> **Required work**
Output every line of the material exactly, omitting images.
= = = = = = =
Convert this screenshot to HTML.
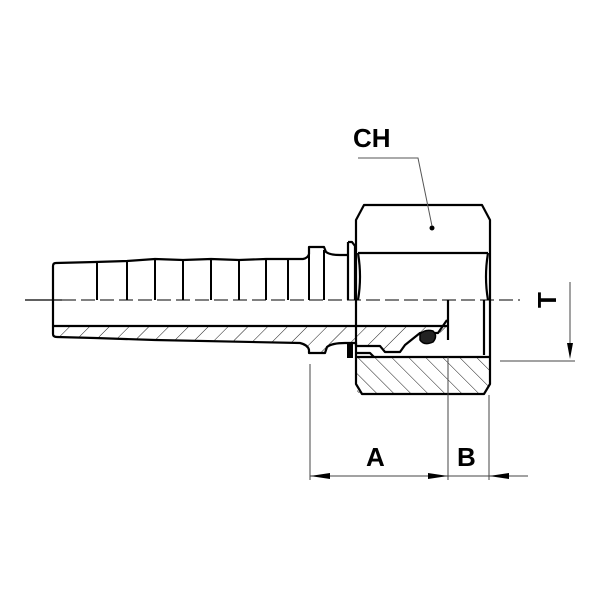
<!DOCTYPE html>
<html><head><style>body{margin:0;background:#fff}svg{display:block}</style></head><body>
<svg width="600" height="600" viewBox="0 0 600 600" xmlns="http://www.w3.org/2000/svg">
<defs>
<pattern id="h" patternUnits="userSpaceOnUse" width="14" height="14" patternTransform="rotate(45)"><line x1="0" y1="0" x2="0" y2="14" stroke="#000" stroke-width="0.9"/></pattern>
<pattern id="h2" patternUnits="userSpaceOnUse" width="12" height="12" patternTransform="rotate(-45)"><line x1="0" y1="0" x2="0" y2="12" stroke="#000" stroke-width="0.9"/></pattern>
</defs>
<g fill="none" stroke="#000" stroke-width="2.2" stroke-linejoin="round">
<!-- hose tail top -->
<path d="M56,263 L95,262 L127,261 L155,259 L183,260 L211,259 L239,260 L266,259 L290,259 L303,259 Q308,258 309,254 L309,247 L324,247 L326,252 Q330,255 340,255 L348,255"/>
<path d="M53,266 Q53,263 56,263"/>
<line x1="53" y1="266" x2="53" y2="334"/>
<path d="M53,334 Q53,337 57,337 L95,338 L155,340 L300,343 Q308,345 309,350 L309,353 L325,353 L327,347 Q332,343 345,343 L356,343 L356,346 L380,346 L385,352 L400,352 L405,345 L420,333 L438,333 L447,320"/>
<line x1="53" y1="326" x2="447" y2="326"/>
<!-- ribs -->
<g stroke-width="2">
<line x1="97" y1="262" x2="97" y2="300"/><line x1="127" y1="261" x2="127" y2="300"/><line x1="155" y1="259" x2="155" y2="300"/><line x1="183" y1="260" x2="183" y2="300"/><line x1="211" y1="259" x2="211" y2="300"/><line x1="239" y1="260" x2="239" y2="300"/><line x1="266" y1="259" x2="266" y2="300"/><line x1="288" y1="259" x2="288" y2="300"/>
<line x1="309" y1="254" x2="309" y2="300"/><line x1="324" y1="250" x2="324" y2="300"/>
</g>
<!-- washer -->
<path d="M348,242 L352,242 L355,246 L355,300 M348,242 L348,300"/>
<!-- nut -->
<path d="M364,205 L482,205 L490,220 L490,384 L484,394 L362,394 L356,384 L356,220 Z"/>
<line x1="358" y1="253" x2="488" y2="253"/>
<path d="M358,253 Q362,277 358,300 M488,253 Q484,277 488,300"/>
<line x1="448" y1="300" x2="448" y2="340"/>
<line x1="484" y1="300" x2="484" y2="355"/>
<line x1="356" y1="357" x2="490" y2="357"/>
<path d="M356,353 L370,353 L374,357"/>
</g>
<rect x="357" y="358" width="132" height="35" fill="url(#h2)"/>
<path d="M56,327 L447,327 L447,332 L420,334 L405,345 L400,351 L385,351 L380,346 L358,345 L345,344 Q332,344 327,348 L325,352 L310,352 L308,346 Q304,343 296,342 L155,339 L57,336 Z" fill="url(#h)"/>
<rect x="347" y="344" width="6" height="14" fill="#000"/>
<path d="M420,334 Q425,329 433,331 Q438,336 433,342 Q424,346 420,340 Z" fill="#222" stroke="#000" stroke-width="1.5"/>
<circle cx="432" cy="228" r="2.5" fill="#000"/>
<!-- centerline -->
<line x1="25" y1="300" x2="62" y2="300" stroke="#000" stroke-width="1.2"/>
<line x1="62" y1="300" x2="520" y2="300" stroke="#000" stroke-width="1" stroke-dasharray="14,5"/>
<!-- leader -->
<polyline points="358,158 418,158 432,226" fill="none" stroke="#555" stroke-width="1"/>
<!-- dimensions -->
<g stroke="#444" stroke-width="1">
<line x1="310" y1="364" x2="310" y2="480"/>
<line x1="448" y1="357" x2="448" y2="480"/>
<line x1="489" y1="395" x2="489" y2="480"/>
<line x1="310" y1="476" x2="448" y2="476"/>
<line x1="448" y1="476" x2="489" y2="476"/>
<line x1="489" y1="476" x2="528" y2="476"/>
<line x1="500" y1="361" x2="575" y2="361"/>
<line x1="570" y1="282" x2="570" y2="355"/>
</g>
<g fill="#000">
<polygon points="310,476 330,473 330,479"/>
<polygon points="448,476 428,473 428,479"/>
<polygon points="489,476 509,473 509,479"/>
<polygon points="570,359 567,343 573,343"/>
</g>
<g font-family="Liberation Sans, sans-serif" font-weight="bold" font-size="26" fill="#000">
<text x="353" y="147">CH</text>
<text x="366" y="466">A</text>
<text x="457" y="466">B</text>
<text transform="translate(556,300) rotate(-90)" text-anchor="middle">T</text>
</g>
</svg>
</body></html>
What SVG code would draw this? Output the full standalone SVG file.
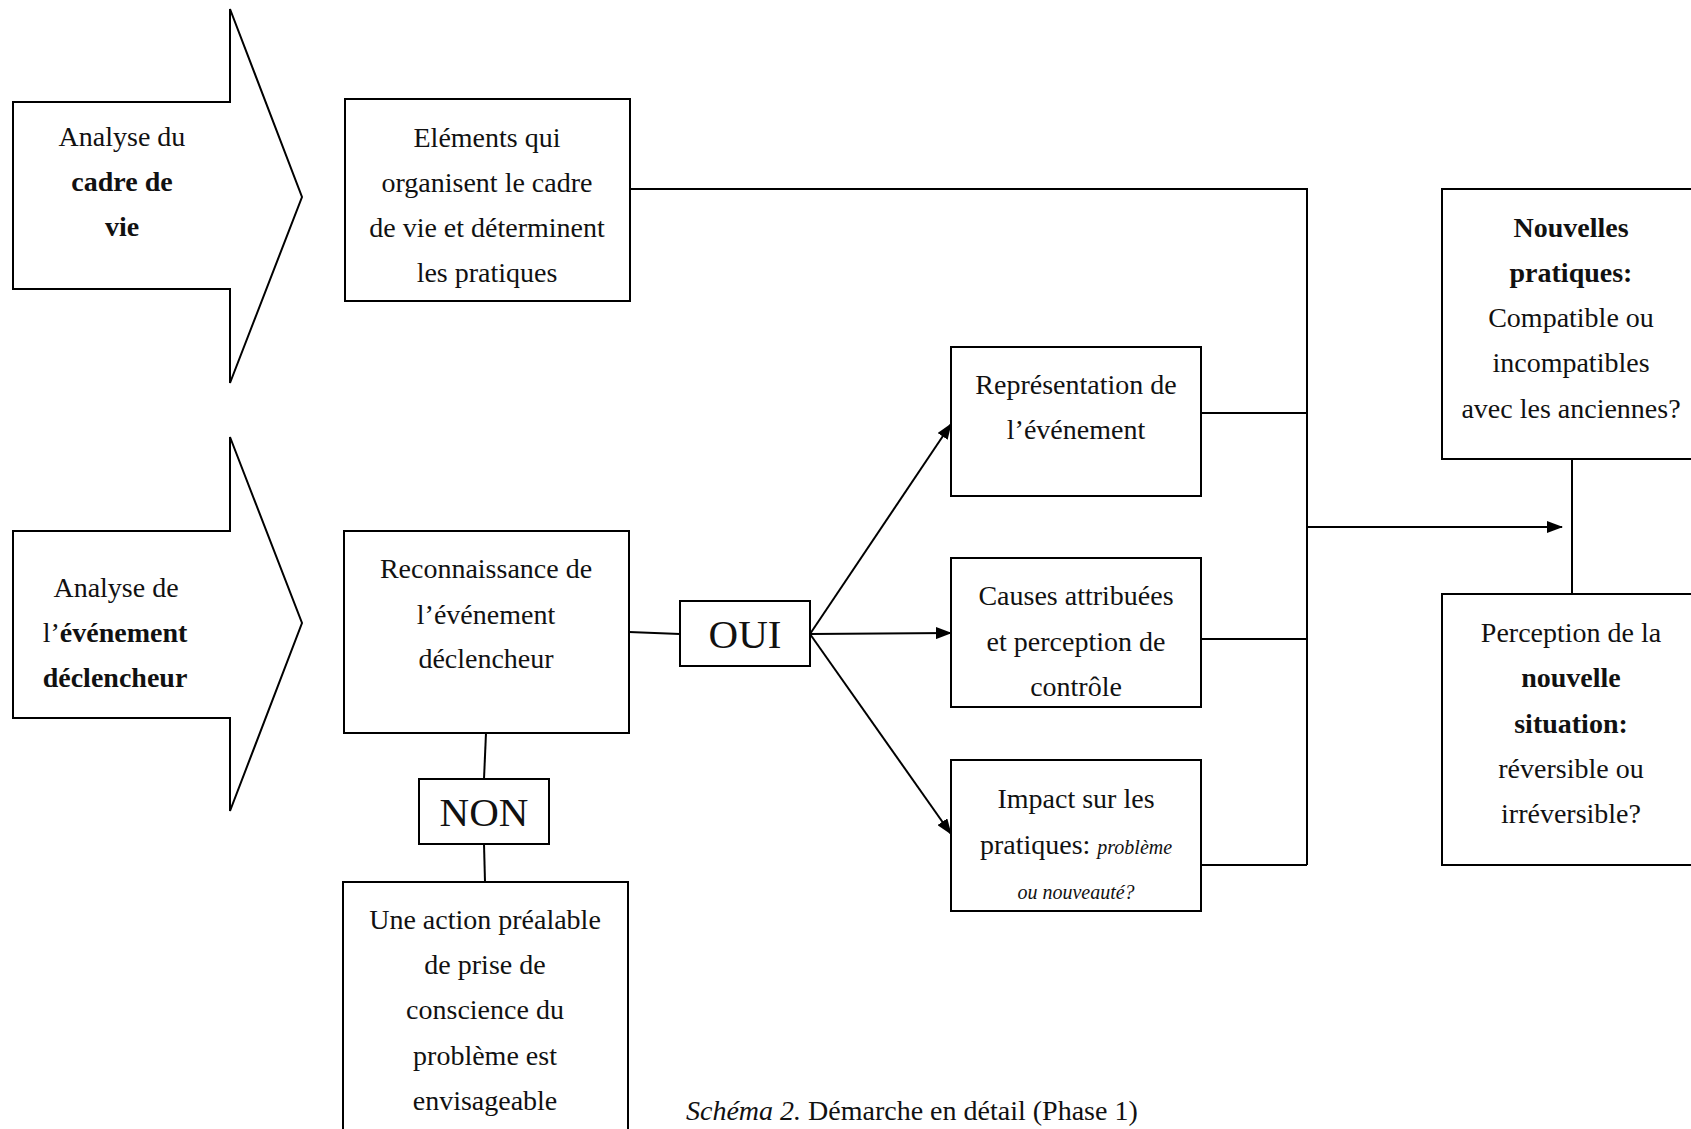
= = = = = = =
> **Expected answer**
Convert this screenshot to HTML.
<!DOCTYPE html>
<html><head><style>body{margin:0;background:#fff}svg{display:block}</style></head><body>
<svg width="600" height="600" viewBox="0 0 600 600" xmlns="http://www.w3.org/2000/svg">
<defs>
<pattern id="h" patternUnits="userSpaceOnUse" width="14" height="14" patternTransform="rotate(45)"><line x1="0" y1="0" x2="0" y2="14" stroke="#000" stroke-width="0.9"/></pattern>
<pattern id="h2" patternUnits="userSpaceOnUse" width="12" height="12" patternTransform="rotate(-45)"><line x1="0" y1="0" x2="0" y2="12" stroke="#000" stroke-width="0.9"/></pattern>
</defs>
<g fill="none" stroke="#000" stroke-width="2.2" stroke-linejoin="round">
<!-- hose tail top -->
<path d="M56,263 L95,262 L127,261 L155,259 L183,260 L211,259 L239,260 L266,259 L290,259 L303,259 Q308,258 309,254 L309,247 L324,247 L326,252 Q330,255 340,255 L348,255"/>
<path d="M53,266 Q53,263 56,263"/>
<line x1="53" y1="266" x2="53" y2="334"/>
<path d="M53,334 Q53,337 57,337 L95,338 L155,340 L300,343 Q308,345 309,350 L309,353 L325,353 L327,347 Q332,343 345,343 L356,343 L356,346 L380,346 L385,352 L400,352 L405,345 L420,333 L438,333 L447,320"/>
<line x1="53" y1="326" x2="447" y2="326"/>
<!-- ribs -->
<g stroke-width="2">
<line x1="97" y1="262" x2="97" y2="300"/><line x1="127" y1="261" x2="127" y2="300"/><line x1="155" y1="259" x2="155" y2="300"/><line x1="183" y1="260" x2="183" y2="300"/><line x1="211" y1="259" x2="211" y2="300"/><line x1="239" y1="260" x2="239" y2="300"/><line x1="266" y1="259" x2="266" y2="300"/><line x1="288" y1="259" x2="288" y2="300"/>
<line x1="309" y1="254" x2="309" y2="300"/><line x1="324" y1="250" x2="324" y2="300"/>
</g>
<!-- washer -->
<path d="M348,242 L352,242 L355,246 L355,300 M348,242 L348,300"/>
<!-- nut -->
<path d="M364,205 L482,205 L490,220 L490,384 L484,394 L362,394 L356,384 L356,220 Z"/>
<line x1="358" y1="253" x2="488" y2="253"/>
<path d="M358,253 Q362,277 358,300 M488,253 Q484,277 488,300"/>
<line x1="448" y1="300" x2="448" y2="340"/>
<line x1="484" y1="300" x2="484" y2="355"/>
<line x1="356" y1="357" x2="490" y2="357"/>
<path d="M356,353 L370,353 L374,357"/>
</g>
<rect x="357" y="358" width="132" height="35" fill="url(#h2)"/>
<path d="M56,327 L447,327 L447,332 L420,334 L405,345 L400,351 L385,351 L380,346 L358,345 L345,344 Q332,344 327,348 L325,352 L310,352 L308,346 Q304,343 296,342 L155,339 L57,336 Z" fill="url(#h)"/>
<rect x="347" y="344" width="6" height="14" fill="#000"/>
<path d="M420,334 Q425,329 433,331 Q438,336 433,342 Q424,346 420,340 Z" fill="#222" stroke="#000" stroke-width="1.5"/>
<circle cx="432" cy="228" r="2.5" fill="#000"/>
<!-- centerline -->
<line x1="25" y1="300" x2="62" y2="300" stroke="#000" stroke-width="1.2"/>
<line x1="62" y1="300" x2="520" y2="300" stroke="#000" stroke-width="1" stroke-dasharray="14,5"/>
<!-- leader -->
<polyline points="358,158 418,158 432,226" fill="none" stroke="#555" stroke-width="1"/>
<!-- dimensions -->
<g stroke="#444" stroke-width="1">
<line x1="310" y1="364" x2="310" y2="480"/>
<line x1="448" y1="357" x2="448" y2="480"/>
<line x1="489" y1="395" x2="489" y2="480"/>
<line x1="310" y1="476" x2="448" y2="476"/>
<line x1="448" y1="476" x2="489" y2="476"/>
<line x1="489" y1="476" x2="528" y2="476"/>
<line x1="500" y1="361" x2="575" y2="361"/>
<line x1="570" y1="282" x2="570" y2="355"/>
</g>
<g fill="#000">
<polygon points="310,476 330,473 330,479"/>
<polygon points="448,476 428,473 428,479"/>
<polygon points="489,476 509,473 509,479"/>
<polygon points="570,359 567,343 573,343"/>
</g>
<g font-family="Liberation Sans, sans-serif" font-weight="bold" font-size="26" fill="#000">
<text x="353" y="147">CH</text>
<text x="366" y="466">A</text>
<text x="457" y="466">B</text>
<text transform="translate(556,300) rotate(-90)" text-anchor="middle">T</text>
</g>
</svg>
</body></html>
What SVG code would draw this? Output the full standalone SVG file.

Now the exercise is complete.